Это тебе – везение, хотел возразить Гуревич. Это тебе повезло, что некому вспомнить имени-фамилии доктора, давшего столь полезный медицинский совет… Но промолчал. Отдавал себе отчёт, что не только Гольцу на сей раз подфартило. Повезло и ему, Гуревичу, как свидетелю и соучастнику преступления.
– С другой стороны, – заметил Гольц, – тут тебе не Америка: судебные иски докторам выкатывать. Что с нас, лепил советских, возьмёшь, кроме штопаного презерватива? Не-ет, я считаю: имеешь такую отчаянную супругу, любительницу, знач, полетать, – будь готов к любому подарочку судьбы, к любому, так сказать, па-де-де, фуэте и повороту на ножке. – Он подмигнул, крутнулся и отцокал подковками: … гольц… гольц… голь-ца-ца! Ум-ца-ца… уп-ца-ца…
«Папа пришёл!»
Они случайно столкнулись в буфете мединститута и, несмотря на долгую разлуку, мгновенно узнали один другого. Вернее, Тим завопил через головы: «Сенька!!!», а Гуревич сдачу побросал и метнулся в конец очереди, потому как кто ещё, кроме Тимки Акчурина, мог так позвать его, дружка старинного-разлюбезного?!
Они облапили друг друга, как два зека-кореша, отбывших срока́ в разных лагерях (да, собственно, так оно и было), и в этот день на занятиях их больше никто не видал. Шлялись до ночи, накачались пивом, чуть не ввязались в отличную драку… То и дело останавливались, ахали, пялились друг на друга: нет, но какое совпадение – выбранная обоими медицинская участь?! какая приманка судьбы, возвращение на круги своя!
Нашли друг друга, чтобы больше не разлучаться. Горячая их детская дружба словно и не прерывалась; вообще казалось странным – как это взрослому миру удалось их разлучить?

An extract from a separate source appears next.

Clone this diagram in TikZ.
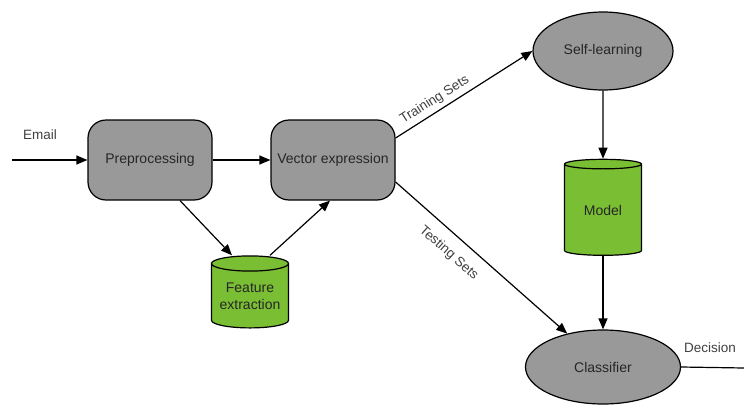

Оба книгочеи были запойные, оба к медицине относились как к посвящению, оба ценили розыгрыши и подставы, а разговаривая, вернее, перебрасываясь репликами, напоминали две туфли доктора Гольца, запущенные в чечёточный круг. И вскоре бывалый фельдшер Гуревич привёл друга Тима всё на ту же подстанцию скорой, на Петроградке, где и дальше крутилась-вертелась их совместная жизнь.